麦子@风吹沙: 沙沙这篇读毕飞宇的评述,所列作品大多我几乎都未曾接触。但你对毕文字特色的描述:干净利落,抛地有声。我在你不单此篇中也能明显感觉到了受这种文字风格影响的痛快、明确和深刻。如这段:“时代的荒诞就是真实生活以不真实的状态表现出来,世界因此呈现出变形的形态。”还有如:“时代的悲剧就是人的悲剧”等等,不一而足。
川美眉@刺猬情怀不是一句响亮的口号,它是一种怀柔的态度,是实干,是对世界满怀质疑但又满怀热忱去改变的行为。”这一篇也是金句迭出,剖析肝胆光环四射。毕飞宇的《推拿》看过,盲人用心而不是用眼去看世界让我醍醐灌顶,有治愈之效。我们在世俗的洪流中还真的要去多读这些好作家的作品才能活得更通透更闪亮💕
麦子@刺猬:记得以前提到过,对于毕飞宇,他被很多人提起的巜玉米》、巜玉秀》,还有《青衣》、《推拿》及一些散文随笔都读过。但也许因为十年之前读时的自己,只是停留在对小说故事情节的表面认知层面(现在也进步不大),对刺猬文中表达出的毕作品语言的穿透力及思想深度的认识几乎了无印迹可寻。这样看来,得抽点时间去重新读读毕飞宇,尤其是他的巜推拿》。

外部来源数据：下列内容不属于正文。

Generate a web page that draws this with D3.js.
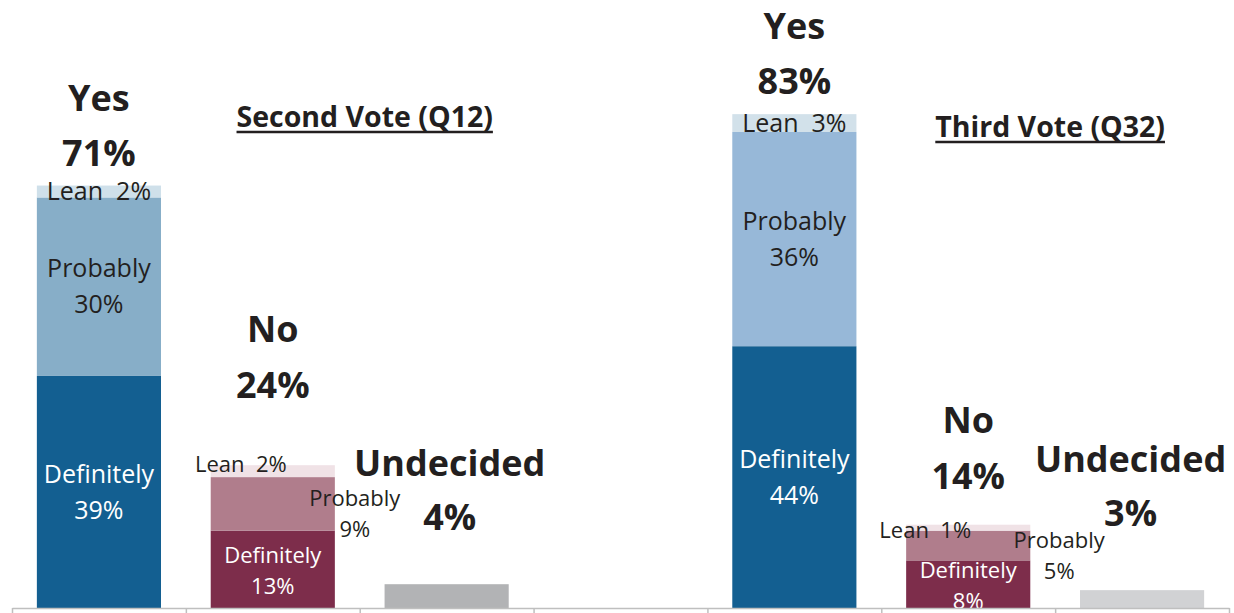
<!DOCTYPE html>
<html>
<head>
<meta charset="utf-8">
<script src="https://cdn.jsdelivr.net/npm/d3@7"></script>
<style>
  html, body { margin: 0; padding: 0; background: #ffffff; }
  svg { display: block; font-family: "Open Sans", "Liberation Sans", sans-serif; }
  text { white-space: pre; }
</style>
</head>
<body>
<svg id="chart" width="1234" height="613"></svg>
<script>
// Vote intention, two survey questions side by side
const bands = ["Q12 Yes", "Q12 No", "Q12 Undecided", "spacer", "Q32 Yes", "Q32 No", "Q32 Undecided"];
const levels = ["Definitely", "Probably", "Lean"];

const q12Yes = [39, 30, 2];
const q12No = [13, 9, 2];
const q12Undecided = 4;
const q12YesTotal = 71;
const q12NoTotal = 24;

const q32Yes = [44, 36, 3];
const q32No = [8, 5, 1];
const q32Undecided = 3;
const q32YesTotal = 83;
const q32NoTotal = 14;

const titles = ["Second Vote (Q12)", "Third Vote (Q32)"];

const W = 1234, H = 613;
const svg = d3.select("#chart");
const ink = "#231f20";

const x = d3.scaleBand().domain(bands).range([12, 1229]).paddingInner(0.286).paddingOuter(0.143);
const y = d3.scaleLinear().domain([0, 100]).range([608, 13]);
const bw = x.bandwidth();
const cx = b => x(b) + bw / 2;

const colors = {
  Q12: { Yes: ["#135f91", "#87aec8", "#cfe0ea"], No: ["#7d2d4b", "#b07d8c", "#f0e2e6"], Undecided: "#b2b3b5" },
  Q32: { Yes: ["#135f91", "#97b8d8", "#d2e1ea"], No: ["#7d2d4b", "#b07d8c", "#f0e2e6"], Undecided: "#d1d2d4" }
};

const gBars = svg.append("g");
const gLabels = svg.append("g");

// stacked bar builder: returns segment extents
function stack(band, values, palette) {
  let acc = 0;
  const segs = values.map((v, i) => {
    const s = { level: levels[i], value: v, y0: acc, y1: acc + v, color: palette[i] };
    acc += v;
    return s;
  });
  gBars.selectAll(null).data(segs).enter().append("rect")
    .attr("x", x(band)).attr("width", bw)
    .attr("y", d => y(d.y1)).attr("height", d => y(d.y0) - y(d.y1))
    .attr("fill", d => d.color);
  return segs;
}

function text(xp, yp, str, size, weight, fill) {
  return gLabels.append("text")
    .attr("x", xp).attr("y", yp)
    .attr("text-anchor", "middle")
    .attr("font-size", size).attr("font-weight", weight || 400)
    .attr("fill", fill || ink)
    .text(str);
}

// two-line label centred on (xp, yc)
function twoLine(xp, yc, l1, l2, size, gap, fill) {
  const base = size * 0.35;
  text(xp, yc - gap / 2 + base, l1, size, 400, fill);
  text(xp, yc + gap / 2 + base, l2, size, 400, fill);
}

const mid = s => (y(s.y0) + y(s.y1)) / 2;

function drawPanel(key, yesVals, noVals, undVal, yesTotal, noTotal, opts) {
  const yesB = key + " Yes", noB = key + " No", undB = key + " Undecided";
  const pal = colors[key];

  // Yes
  const ys = stack(yesB, yesVals, pal.Yes);
  twoLine(cx(yesB), mid(ys[0]), "Definitely", ys[0].value + "%", 25, 36, "#ffffff");
  twoLine(cx(yesB), mid(ys[1]), "Probably", ys[1].value + "%", 25, 36, ink);
  text(cx(yesB), mid(ys[2]) + 25 * 0.35, "Lean  " + ys[2].value + "%", 25, 400, ink);
  const yesTop = y(d3.sum(yesVals));
  text(cx(yesB), yesTop - 75, "Yes", 36, 700);
  text(cx(yesB), yesTop - 20, yesTotal + "%", 36, 700);

  // No
  const ns = stack(noB, noVals, pal.No);
  const o = opts.no;
  twoLine(cx(noB), mid(ns[0]) + o.defDy, "Definitely", ns[0].value + "%", 22, 31, "#ffffff");
  twoLine(cx(noB) + o.probDx, mid(ns[1]) + o.probDy, "Probably", ns[1].value + "%", 22, 31, ink);
  text(cx(noB) + o.leanDx, mid(ns[2]) + o.leanDy + 22 * 0.35, "Lean  " + ns[2].value + "%", 22, 400, ink);
  const noTop = y(d3.sum(noVals));
  text(cx(noB), noTop - o.head, "No", 36, 700);
  text(cx(noB), noTop - o.head + 56, noTotal + "%", 36, 700);

  // Undecided
  gBars.append("rect")
    .attr("x", x(undB)).attr("width", bw)
    .attr("y", y(undVal)).attr("height", y(0) - y(undVal))
    .attr("fill", pal.Undecided);
  const u = opts.und;
  text(cx(undB) + u.dx, y(undVal) - u.head, "Undecided", 36, 700);
  text(cx(undB) + u.dx, y(undVal) - u.head + 54, undVal + "%", 36, 700);

  // underlined panel title
  const t = text(x(undB) - x.step() * x.paddingInner() / 2 + opts.title.dx, opts.title.y, opts.title.label, 28.5, 700);
  const len = t.node().getComputedTextLength();
  const tx = +t.attr("x");
  gLabels.append("line")
    .attr("x1", tx - len / 2).attr("x2", tx + len / 2)
    .attr("y1", opts.title.y + 5).attr("y2", opts.title.y + 5)
    .attr("stroke", ink).attr("stroke-width", 2.6);
}

drawPanel("Q12", q12Yes, q12No, q12Undecided, q12YesTotal, q12NoTotal, {
  no: { defDy: 1.5, probDx: 82, probDy: 10, leanDx: -32, leanDy: -7, head: 123 },
  und: { dx: 3, head: 108 },
  title: { dx: 5, y: 127, label: titles[0] }
});

drawPanel("Q32", q32Yes, q32No, q32Undecided, q32YesTotal, q32NoTotal, {
  no: { defDy: 1.5, probDx: 91, probDy: 10.5, leanDx: -43, leanDy: 2.5, head: 92 },
  und: { dx: -11.5, head: 118 },
  title: { dx: -5, y: 137, label: titles[1] }
});

// baseline axis with category boundary ticks
const xEdge = d3.scaleLinear().domain([0, bands.length]).range([12, 1229]);
const axis = svg.append("g")
  .attr("transform", `translate(0,${y(0)})`)
  .call(d3.axisBottom(xEdge).tickValues(d3.range(bands.length + 1)).tickFormat("").tickSize(6).tickSizeOuter(0));
axis.select(".domain").attr("stroke", "#bfbfbf").attr("stroke-width", 1.5);
axis.selectAll(".tick line").attr("stroke", "#bfbfbf").attr("stroke-width", 1.5);
</script>
</body>
</html>
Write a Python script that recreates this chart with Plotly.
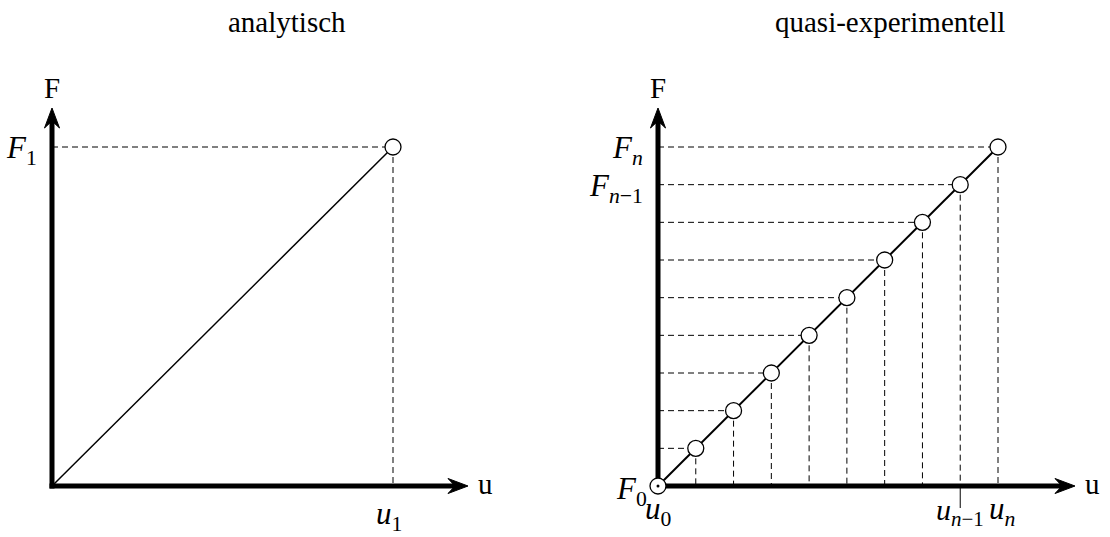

二次成长@毕飞宇:《玉米》多年前读过,印象不深。我回看了一下,知道为什么无感了。那个乡村世界离我很远,里面的互动和规则比外国还陌生。那个时候我还年轻,20来岁心比天高,读这种与自己生活环境天差地别的婆婆妈妈内容,社会地位比我差了很多,有不少命运的无力感,都是我不习惯的,比较难从人物的角度去看。
现在再看,有点不一样,很悲凉,我觉得跟《活着》有点像。我看《玉米》,想起鲁迅说的,字里行间都是"吃人"。